Barcelone. Matteo Vidal (Mario Casas), jeune étudiant en droit, tue accidentellement un jeune de son âge au cours d'une bagarre. Il purge quatre ans de prison. Lorsqu'il sort, il est engagé par son frère Isma (Jordi Coll) dans le cabinet qu'il a créé. Il retrouve également Olivia Costa (Aura Garrido), avec laquelle il fonde un foyer. Huit ans plus tard, alors qu'elle vient d'apprendre qu'elle est enceinte, elle est appelée à Berlin durant quelques jours pour son travail. Mais est-ce bien la réalité ?...
 
   Il est assez intéressant de visionner cette nouvelle création du maître es polars Harlan Coben juste après avoir regardé «Mon amie Adèle», car on ne peut rêver mises en route plus différentes. En lieu et place de l'ouverture lente, aux effets mesurés, aux données parcimonieuses, qui voyait la rencontre de Louise et de David, il nous est offert ici d'emblée un tombereau d'informations pour le moins volumineux. À travers une voix off plus ou moins artificielle, les dix premières minutes alignent une suite de rebondissements qui pourraient occuper sans problème une série entière. Et ce n'est qu'une mise en bouche, car le premier épisode à lui seul est déjà plus que boursouflé, aussi bien sur le plan purement événementiel que sur le plan psychologique. Ainsi, il y a de quoi demeurer bouche bée en constatant que, depuis plusieurs années, Sonia (Ana Wagener), mère du jeune homme tué, rencontre son meurtrier en lui attribuant le nom de son fils. Le même processus narratif se reproduit dans le deuxième épisode, consacré intégralement au parcours vital de Lorena Ortiz (Alexandra Jiménez), devenue une tenace lieutenante de police, au point que l'on se demande à quel moment les deux intrigues vont converger. C'est le cas enfin au troisième épisode.

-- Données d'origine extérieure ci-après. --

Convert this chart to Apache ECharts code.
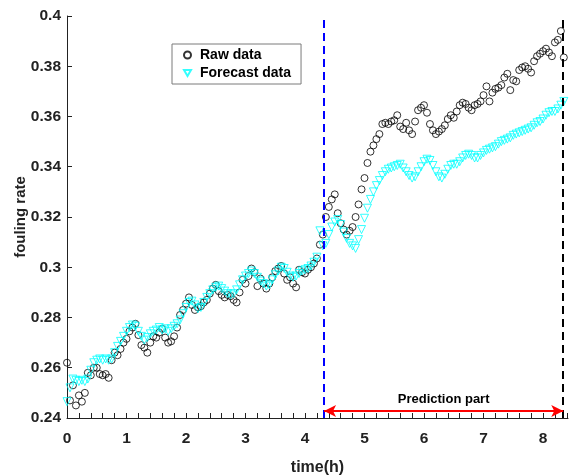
<!DOCTYPE html>
<html><head><meta charset="utf-8">
<script src="https://cdn.jsdelivr.net/npm/echarts@6/dist/echarts.min.js"></script>
<style>html,body{margin:0;padding:0;background:#fff}#c{width:570px;height:476px}</style>
</head><body><div id="c"></div>
<script>
const timeH = [
0,0.05,0.1,0.15,0.2,0.25,0.3,0.35,0.4,0.45,
0.5,0.55,0.6,0.65,0.7,0.75,0.8,0.85,0.9,0.95,
1,1.05,1.1,1.15,1.2,1.25,1.3,1.35,1.4,1.45,
1.5,1.55,1.6,1.65,1.7,1.75,1.8,1.85,1.9,1.95,
2,2.05,2.1,2.15,2.2,2.25,2.3,2.35,2.4,2.45,
2.5,2.55,2.6,2.65,2.7,2.75,2.8,2.85,2.9,2.95,
3,3.05,3.1,3.15,3.2,3.25,3.3,3.35,3.4,3.45,
3.5,3.55,3.6,3.65,3.7,3.75,3.8,3.85,3.9,3.95,
4,4.05,4.1,4.15,4.2,4.25,4.3,4.35,4.4,4.45,
4.5,4.55,4.6,4.65,4.7,4.75,4.8,4.85,4.9,4.95,
5,5.05,5.1,5.15,5.2,5.25,5.3,5.35,5.4,5.45,
5.5,5.55,5.6,5.65,5.7,5.75,5.8,5.85,5.9,5.95,
6,6.05,6.1,6.15,6.2,6.25,6.3,6.35,6.4,6.45,
6.5,6.55,6.6,6.65,6.7,6.75,6.8,6.85,6.9,6.95,
7,7.05,7.1,7.15,7.2,7.25,7.3,7.35,7.4,7.45,
7.5,7.55,7.6,7.65,7.7,7.75,7.8,7.85,7.9,7.95,
8,8.05,8.1,8.15,8.2,8.25,8.3,8.35];

const rawData = [
0.2620,0.2470,0.2530,0.2450,0.2490,0.2465,0.2500,0.2580,0.2570,0.2600,
0.2600,0.2575,0.2570,0.2575,0.2560,0.2630,0.2660,0.2650,0.2675,0.2700,
0.2715,0.2745,0.2760,0.2775,0.2730,0.2690,0.2680,0.2660,0.2700,0.2725,
0.2720,0.2740,0.2755,0.2720,0.2700,0.2705,0.2725,0.2760,0.2810,0.2830,
0.2855,0.2880,0.2850,0.2830,0.2840,0.2845,0.2860,0.2870,0.2895,0.2915,
0.2930,0.2905,0.2890,0.2880,0.2890,0.2885,0.2870,0.2860,0.2900,0.2950,
0.2935,0.2965,0.2995,0.2980,0.2925,0.2955,0.2935,0.2915,0.2935,0.2960,
0.2985,0.2995,0.3005,0.2975,0.2950,0.2960,0.2935,0.2920,0.2990,0.2980,
0.2975,0.2990,0.3000,0.3015,0.3035,0.3090,0.3130,0.3200,0.3240,0.3270,
0.3290,0.3215,0.3175,0.3150,0.3130,0.3145,0.3160,0.3200,0.3250,0.3310,
0.3355,0.3415,0.3460,0.3485,0.3510,0.3530,0.3570,0.3575,0.3570,0.3580,
0.3585,0.3605,0.3560,0.3550,0.3575,0.3545,0.3530,0.3580,0.3625,0.3635,
0.3645,0.3615,0.3570,0.3545,0.3530,0.3540,0.3550,0.3565,0.3590,0.3605,
0.3595,0.3620,0.3645,0.3655,0.3650,0.3635,0.3625,0.3645,0.3650,0.3660,
0.3685,0.3720,0.3660,0.3695,0.3710,0.3715,0.3725,0.3755,0.3770,0.3705,
0.3745,0.3740,0.3785,0.3795,0.3800,0.3790,0.3775,0.3820,0.3840,0.3850,
0.3860,0.3870,0.3855,0.3840,0.3895,0.3905,0.3940,0.3835];

const forecastData = [
0.2465,0.2520,0.2555,0.2550,0.2545,0.2550,0.2545,0.2555,0.2590,0.2620,
0.2630,0.2635,0.2630,0.2635,0.2630,0.2635,0.2660,0.2685,0.2705,0.2725,
0.2745,0.2760,0.2770,0.2765,0.2745,0.2725,0.2710,0.2720,0.2735,0.2745,
0.2750,0.2760,0.2750,0.2755,0.2745,0.2755,0.2765,0.2775,0.2790,0.2815,
0.2840,0.2860,0.2865,0.2850,0.2835,0.2840,0.2860,0.2880,0.2895,0.2910,
0.2920,0.2925,0.2915,0.2905,0.2895,0.2890,0.2895,0.2910,0.2930,0.2950,
0.2965,0.2975,0.2985,0.2975,0.2960,0.2945,0.2935,0.2925,0.2930,0.2950,
0.2970,0.2985,0.3000,0.2995,0.2980,0.2965,0.2960,0.2965,0.2975,0.2985,
0.2990,0.2995,0.3005,0.3020,0.3040,0.3145,0.3085,0.3095,0.3130,0.3160,
0.3180,0.3190,0.3170,0.3140,0.3115,0.3095,0.3085,0.3075,0.3110,0.3150,
0.3195,0.3235,0.3270,0.3300,0.3325,0.3345,0.3365,0.3380,0.3390,0.3395,
0.3400,0.3405,0.3410,0.3395,0.3380,0.3365,0.3355,0.3360,0.3380,0.3400,
0.3420,0.3430,0.3425,0.3405,0.3380,0.3360,0.3355,0.3370,0.3390,0.3405,
0.3410,0.3410,0.3420,0.3435,0.3445,0.3450,0.3445,0.3435,0.3435,0.3445,
0.3455,0.3465,0.3470,0.3475,0.3480,0.3490,0.3500,0.3505,0.3510,0.3515,
0.3525,0.3530,0.3535,0.3540,0.3545,0.3550,0.3555,0.3565,0.3575,0.3580,
0.3590,0.3605,0.3615,0.3620,0.3620,0.3630,0.3645,0.3660];

const xTickLabels = [0,1,2,3,4,5,6,7,8];
const xTickMarks = [0,0.2,0.4,0.6,0.8,1,1.2,1.4,1.6,1.8,2,2.2,2.4,2.6,2.8,3,3.2,3.4,3.6,3.8,4,4.2,4.4,4.6,4.8,5,5.2,5.4,5.6,5.8,6,6.2,6.4,6.6,6.8,7,7.2,7.4,7.6,7.8,8,8.2,8.4];
const predictionStart = 4.32;
const predictionEnd = 8.34;
const arrowLevel = 0.2428;
const seriesNames = ['Raw data', 'Forecast data'];

const pair = (xs, ys) => xs.map((x, i) => [x, ys[i]]);
const FONT = '"Liberation Sans", Arial, sans-serif';
const DOWN_TRIANGLE = 'path://M0,0L10,0L5,8.66Z';

const chart = echarts.init(document.getElementById('c'), null, {renderer: 'canvas'});
chart.setOption({
  animation: false,
  backgroundColor: '#fff',
  grid: {left: 67, right: 2, top: 16, bottom: 58, containLabel: false, outerBoundsMode: 'none'},
  legend: {
    data: [{name: seriesNames[0], icon: 'circle'}, {name: seriesNames[1], icon: DOWN_TRIANGLE}],
    orient: 'vertical',
    left: 172, top: 44,
    padding: [4, 10, 4, 11],
    itemGap: 4,
    itemWidth: 7, itemHeight: 7,
    borderColor: '#7a7a7a', borderWidth: 1,
    backgroundColor: '#fff',
    textStyle: {fontFamily: FONT, fontWeight: 'bold', fontSize: 14, color: '#000', padding: [0,0,0,4], lineHeight: 14}
  },
  xAxis: {
    type: 'value', min: 0, max: 8.42,
    name: 'time(h)', nameLocation: 'middle', nameGap: 42, nameMoveOverlap: false,
    nameTextStyle: {fontFamily: FONT, fontWeight: 'bold', fontSize: 16, color: '#222'},
    axisLine: {show: true, onZero: false, lineStyle: {color: '#222', width: 1}},
    axisTick: {show: true, inside: true, length: 5, customValues: xTickMarks, lineStyle: {color: '#222'}},
    axisLabel: {customValues: xTickLabels, margin: 13, fontFamily: FONT, fontWeight: 'bold', fontSize: 15.5, color: '#222'},
    splitLine: {show: false}
  },
  yAxis: {
    type: 'value', min: 0.24, max: 0.4, interval: 0.02,
    name: 'fouling rate', nameLocation: 'middle', nameGap: 39, nameRotate: 90, nameMoveOverlap: false,
    nameTextStyle: {fontFamily: FONT, fontWeight: 'bold', fontSize: 15, color: '#222'},
    axisLine: {show: true, lineStyle: {color: '#222', width: 1}},
    axisTick: {show: true, inside: true, length: 5, lineStyle: {color: '#222'}},
    axisLabel: {margin: 6, fontFamily: FONT, fontWeight: 'bold', fontSize: 15.5, color: '#222',
      formatter: v => String(+v.toFixed(2))},
    splitLine: {show: false}
  },
  series: [
    {
      name: seriesNames[0], type: 'scatter', data: pair(timeH, rawData),
      symbol: 'circle', symbolSize: 7,
      itemStyle: {color: 'rgba(0,0,0,0)', borderColor: '#000', borderWidth: 1},
      z: 2
    },
    {
      name: seriesNames[1], type: 'scatter', data: pair(timeH, forecastData),
      symbol: 'triangle', symbolSize: 8, symbolRotate: 180,
      itemStyle: {color: 'rgba(0,0,0,0)', borderColor: '#00ffff', borderWidth: 1},
      z: 3
    },
    {
      name: 'guides', type: 'scatter', data: [], silent: true,
      markLine: {
        silent: true, animation: false,
        symbol: ['none', 'none'],
        label: {show: false},
        data: [
          {xAxis: predictionStart, lineStyle: {color: '#0000ff', width: 2, type: [8, 5]}},
          {xAxis: predictionEnd, lineStyle: {color: '#000', width: 2, type: [8, 5]}},
          [
            {coord: [predictionStart, arrowLevel], symbol: 'arrow', symbolSize: [9, 12],
             lineStyle: {color: '#ff0000', width: 2, type: 'solid'},
             label: {show: true, position: 'middle', formatter: 'Prediction part', distance: 5,
               fontFamily: FONT, fontWeight: 'bold', fontSize: 13, color: '#000'}},
            {coord: [predictionEnd, arrowLevel], symbol: 'arrow', symbolSize: [9, 12]}
          ]
        ]
      }
    }
  ]
});
</script>
</body></html>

    Dès lors, le drame intimiste vécu par Matteo et Olivia s'insère dans une tragédie beaucoup plus vaste, avec une peinture horrifique, et parfois d'une violence à la limite de la complaisance, du milieu des boîtes de strip tease et de pole dance. Le scénario, co-écrit avec Harlan Coben, développe une intrigue complexe, comme il sait si bien le faire, avec des personnalités qui ne sont pas ce qu'elles paraissent être, des engrenages inexorables, et des pourris de première grandeur issus de milieux où la fortune permet de s'offrir n'importe quelle déviance, aussi criminelle soit-elle. Jusqu'à l'ultime révélation finale, c'est une suite ininterrompue de rebondissements terribles, inattendus, ébouriffants, poignants, qui se déroulent devant le regard du spectateur médusé par une construction dramatique aussi implacable. Pourtant, aussi étrange que cela puisse paraître, cet amoncellement de ramifications génère une puissance émotionnelle tellement bouleversante, que ce qui pourrait sombrer dans l'artificiel prend peu à peu l'apparence d'une tragédie majuscule qui, à maintes reprises, vrille les tripes. Si l'on excepte l'interprète de Matteo, qui présente presque en permanence un visage monolithique et une expressivité limitée, tous les autres personnages se montrent investis jusqu'au plus profond de leur être, avec une mention spéciale aux malheureuses prisonnières d'Anibal Ledesma (Miki Esparbé), dont l'enfer marque durablement la mémoire du cinéphile (une exceptionnelle Aura Garrido).

   Cette nouvelle création collaborative d'Harlan Coben avec Netflix, après «Safe», «Intimidation», et «Dans les bois» est une sacrée claque dramatique. Les deux premières séries citées ne manquaient pas d'intérêt et de qualités. Mais ici, nous sommes sans conteste et sur tous les plans dans la catégorie supérieure. Espérons que la suivante, «Disparu à jamais», tournée en France, arborera la même qualité d'écriture et de réalisation.